Wildgen (You’re Not You, 2006) follows three residents of a Wisconsin sustainable-foods co-op during a blackout.
Greta, a fundraiser for Grinwall College, doesn’t seem like the cooperative-living type, but housemates Karin and Hal accept her, even though she doesn’t cook by the house rules: from scratch with locally grown, organic ingredients. Fit, earthy Karin becomes something of a celebrity in Madison when she rescues a dog mysteriously adrift on Lake Monona. Meanwhile ex-hunter-turned-vegetarian (and closet meat-eater) Hal, who works delivering meals to shut-ins, wallows in worries: his inability to feed his customers as food supplies run short during the blackout, his uneasiness about his widower father’s recent move to a cabin in the woods. To compensate, Hal lavishes attention on needy people. When he overstays his time with Mrs. Bryant, an eccentric elderly woman on his delivery route, it almost costs him his job.
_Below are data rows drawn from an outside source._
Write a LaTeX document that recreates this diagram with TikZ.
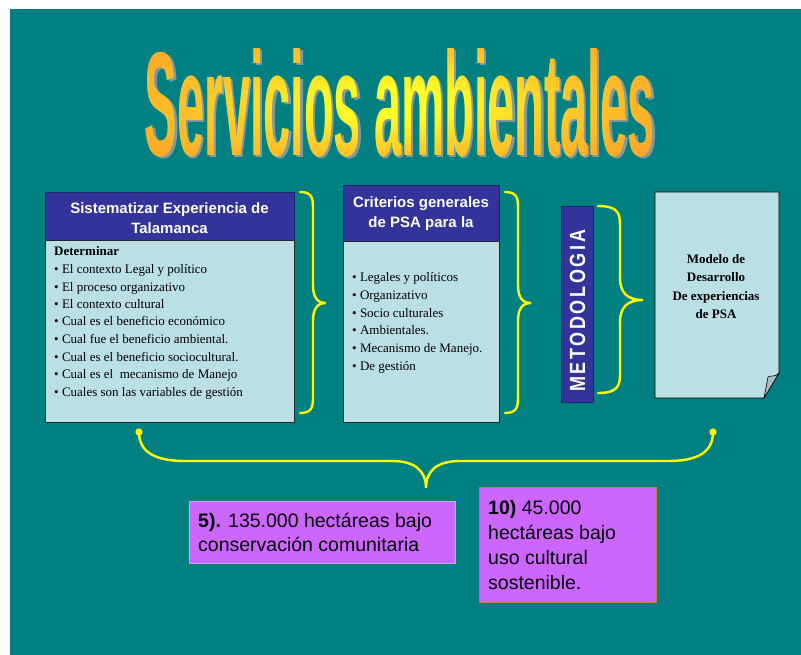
\documentclass[tikz,border=0pt]{standalone}
\usepackage{fontspec}
\setmainfont{Liberation Serif}
\setsansfont{Liberation Sans}
\definecolor{bg}{HTML}{008080}
\definecolor{hdr}{HTML}{333399}
\definecolor{bodyc}{HTML}{BBE0E3}
\definecolor{mag}{HTML}{CC66FF}
\definecolor{ttlbase}{RGB}{255,255,40}
\definecolor{ovin}{RGB}{255,255,255}
\definecolor{ovmid}{RGB}{255,200,255}
\definecolor{ovout}{RGB}{255,155,255}
\definecolor{bracec}{HTML}{FFFF00}
\definecolor{shadowc}{RGB}{140,152,152}
\definecolor{foldc}{HTML}{A8BEC0}
\definecolor{bfiveb}{HTML}{CCCC33}
\definecolor{btenb}{HTML}{C08040}

\pgfdeclareradialshading{titleshade}{\pgfpoint{0bp}{0bp}}{color(0bp)=(ovin); color(3bp)=(ovin); color(11bp)=(ovmid); color(22bp)=(ovout); color(50bp)=(ovout)}

% xl xm xt yt ym yb r
\newcommand\myVBrace[7]{%
\draw[bracestyle] (#1,#4) .. controls ({#2},#4) and ({#2},{#4+0.4*#7}) .. ({#2},{#4+#7})
 -- ({#2},{#5-#7}) .. controls ({#2},{#5-0.35*#7}) and ({#2+0.3*(#3-#2)},#5) .. (#3,#5)
 .. controls ({#2+0.3*(#3-#2)},#5) and ({#2},{#5+0.35*#7}) .. ({#2},{#5+#7})
 -- ({#2},{#6-#7}) .. controls ({#2},{#6-0.4*#7}) and ({#2},#6) .. (#1,#6);}

\begin{document}
\begin{tikzpicture}[x=1pt,y=-1pt,
  titletext/.style={inner sep=0pt, font=\sffamily\bfseries},
  hdrbox/.style={fill=hdr, draw=hdr!70!black, line width=0.6pt, inner sep=0pt},
  bodybox/.style={fill=bodyc, draw=black!85, line width=0.8pt, inner sep=0pt},
  hdrtext/.style={text=white, font=\fontsize{15}{20}\sffamily\bfseries\selectfont, inner sep=0pt, anchor=base},
  bodytext/.style={font=\fontsize{13}{17.5}\selectfont, inner sep=0pt, anchor=base west},
  doctext/.style={font=\fontsize{13}{18}\selectfont\bfseries, inner sep=0pt, anchor=base},
  bigtext/.style={font=\fontsize{19.5}{25}\sffamily\selectfont, inner sep=0pt, anchor=base west},
  bracestyle/.style={draw=bracec, line width=2.4pt, line cap=round}]
\useasboundingbox (0,0) rectangle (801,655);
\fill[white] (0,0) rectangle (801,655);
\fill[bg] (10,9) rectangle (801,655);

% title: shadow, yellow text, orange tint by darken blend
\node[titletext, text=shadowc] (titleshadow) at (402.5,105) {\resizebox{510pt}{107pt}{Servicios ambientales}};
\node[titletext, text=ttlbase] (title) at (400,102.5) {\resizebox{510pt}{107pt}{Servicios ambientales}};
\begin{scope}
  \clip (140,40) rectangle (662,166);
  \shade[shading=titleshade, blend mode=darken] (-8,-8) rectangle (792,212);
\end{scope}

% box 1
\node[hdrbox, minimum width=249pt, minimum height=48pt] (h1) at (169.5,216) {};
\node[bodybox, minimum width=249pt, minimum height=182pt] (b1) at (169.5,331) {};
\node[hdrtext] (h1a) at (169.5,213.5) {Sistematizar Experiencia de};
\node[hdrtext] (h1b) at (169.5,233.5) {Talamanca};
\node[bodytext] (b1t0) at (54,256) {\bfseries Determinar};
\foreach \t [count=\i from 0] in {El contexto Legal y político, El proceso organizativo, El contexto cultural, Cual es el beneficio económico, Cual fue el beneficio ambiental., Cual es el beneficio sociocultural., Cual es el\ \ mecanismo de Manejo, Cuales son las variables de gestión}
  \node[bodytext] (b1l\i) at (54,{273.5+17.5*\i}) {• \t};

% box 2
\node[hdrbox, minimum width=156pt, minimum height=56pt] (h2) at (421,213) {};
\node[bodybox, minimum width=156pt, minimum height=181pt] (b2) at (421,331.5) {};
\node[hdrtext] (h2a) at (421,207.5) {Criterios generales};
\node[hdrtext] (h2b) at (421,227.5) {de PSA para la};
\foreach \t [count=\i from 0] in {Legales y políticos, Organizativo, Socio culturales, Ambientales., Mecanismo de Manejo., De gestión}
  \node[bodytext] (b2l\i) at (352,{282+17.6*\i}) {• \t};

% metodologia
\node[hdrbox, minimum width=32pt, minimum height=196pt] (met) at (577,304) {};
\node[rotate=90, text=white, inner sep=0pt, font=\fontsize{18}{20}\sffamily\bfseries\selectfont] (mettext) at (577.5,311) {\scalebox{1}[1.22]{M\kern2.6pt E\kern2.6pt T\kern2.6pt O\kern2.6pt D\kern2.6pt O\kern2.6pt L\kern2.6pt O\kern2.6pt G\kern2.6pt I\kern2.6pt A}};

% document
\filldraw[fill=bodyc, draw=black, line width=0.8pt] (655,192) -- (779,192) -- (779,373) -- (764,398) -- (655,398) -- cycle;
\filldraw[fill=foldc, draw=black, line width=0.6pt] (764,398) -- (768,377) .. controls (770,375) and (774,378) .. (779,373) -- cycle;
\node[doctext] (d1) at (716,263.5) {Modelo de};
\node[doctext] (d2) at (716,281.8) {Desarrollo};
\node[doctext] (d3) at (716,300.1) {De experiencias};
\node[doctext] (d4) at (716,318.4) {de PSA};

% braces
\myVBrace{300}{313}{326}{192}{303}{413}{18}
\myVBrace{505}{518}{531}{192}{303}{413}{18}
\myVBrace{598}{620}{643}{206}{300}{393}{22}

% bottom brace
\coordinate (bl) at (139,432);
\coordinate (br) at (713,432);
\coordinate (btip) at (426,488);
\draw[bracestyle] (bl) .. controls (139,452) and (155,461) .. (185,461) -- (392,461)
  .. controls (414,461) and (426,470) .. (btip)
  .. controls (426,470) and (438,461) .. (460,461) -- (668,461)
  .. controls (698,461) and (713,452) .. (br);
\fill[bracec] (bl) circle (3.6);
\fill[bracec] (br) circle (3.6);

% box 5 and 10
\node[fill=mag, draw=bfiveb, line width=0.8pt, minimum width=266pt, minimum height=62pt, inner sep=0pt] (b5) at (322,532) {};
\node[bigtext] (b5a) at (198,527) {\textbf{5).} 135.000 hectáreas bajo};
\node[bigtext] (b5b) at (198,551) {conservación comunitaria};
\node[fill=mag, draw=btenb, line width=0.8pt, minimum width=177pt, minimum height=115pt, inner sep=0pt] (b10) at (567.5,544.5) {};
\node[bigtext] (b10a) at (488,514) {\textbf{10)} 45.000};
\node[bigtext] (b10b) at (488,539) {hectáreas bajo};
\node[bigtext] (b10c) at (488,564) {uso cultural};
\node[bigtext] (b10d) at (488,589) {sostenible.};
\end{tikzpicture}
\end{document}
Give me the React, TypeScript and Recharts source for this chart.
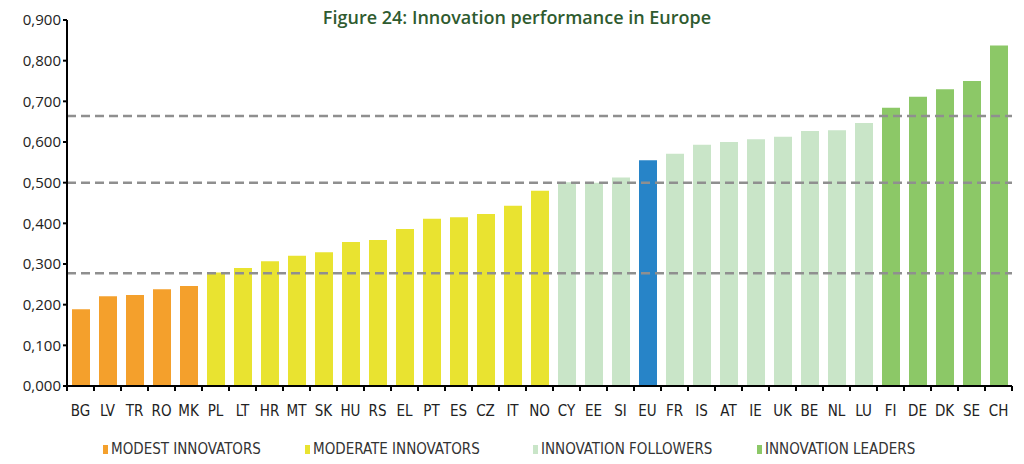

He then turns to Greta’s estranged alcoholic husband Will, who passes out on their porch the first night of the blackout. Flooding in distant cities, rising fuel prices, student unrest, bizarre SWAT and military maneuvers, divers searching the lake for a body and a dearth of information on the cause of the extended blackout (which strains believability) contribute to a sense of impending doom. The characters’ impulses to seek out the root causes of these environmental, infrastructural and personal crises go unrealized—which might be the point, or rather nonpoint of Wildgen’s portrait of a Slacker-meets-Gen-X crowd and their wanderings. Everything seems to be moving toward an epiphany that never quite arrives—Karin, for example, realizes that her investment in cooperative living provides no guarantees for the future in an unstable world—and frequent digressions into irrelevant back story further mar the narrative flow. The inevitable love triangle and resultant jealousies, the inconveniences and hazards of a blackout, excursions into drugs and alternative lifestyles—none of it ever manages to gain traction.
Interesting subject matter fails to cohere.